Die blutende Statue
Huygens habe die Entdeckung der Saturnringe einfach abgeschrieben, als er während eines Besuchs bei Pascal ebendiesen Brief entdeckt hatte.
Nun waren wiederum die Niederländer erbost, weil man ihren nationalen Gelehrten um seine Entdeckung gebracht hatte. Auch die Italiener irritierte es, dass man so unbekümmert mit ihrem Galileo Galilei umsprang. In den nächsten drei Monaten folgte eine endlose Polemik, da sich Chasles durch keinen Einwand aus der Fassung bringen ließ, sondern ständig neue Briefe vorlegte. Schließlich setzte der berühmte Astronom Le Verrier, einer der wenigen, die von Anfang an skeptisch gewesen waren, am 26. Oktober 1869 ein Votum seiner Kollegen durch, in dem sich »die Akademie offiziell von allen Anachronismen und Unglaubwürdigkeiten, die in den Briefen von Monsieur Chasles enthalten sind, distanziert«.

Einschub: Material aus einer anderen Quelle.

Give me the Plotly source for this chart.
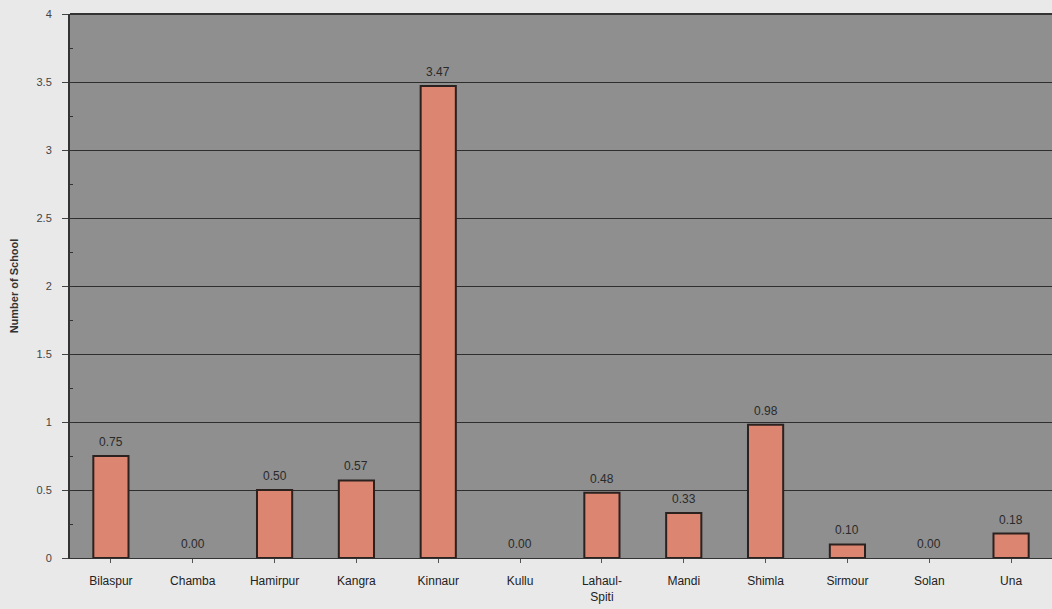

Zum ersten Mal wurde Chasles’ Selbstvertrauen erschüttert. Mehrere Freunde überredeten ihn, Anzeige zu erstatten. Das tat er auch, allerdings nicht wegen Betrugs. Er wollte Vrain-Lucas verhaften lassen, weil er von ihm dreitausend weitere Dokumente verlangt hatte, die dieser aber einfach nicht lieferte. Er argwöhnte, die ganzen Ereignisse könnten Vrain-Lucas so erschreckt haben, dass er mit seinen Schätzen davonlief.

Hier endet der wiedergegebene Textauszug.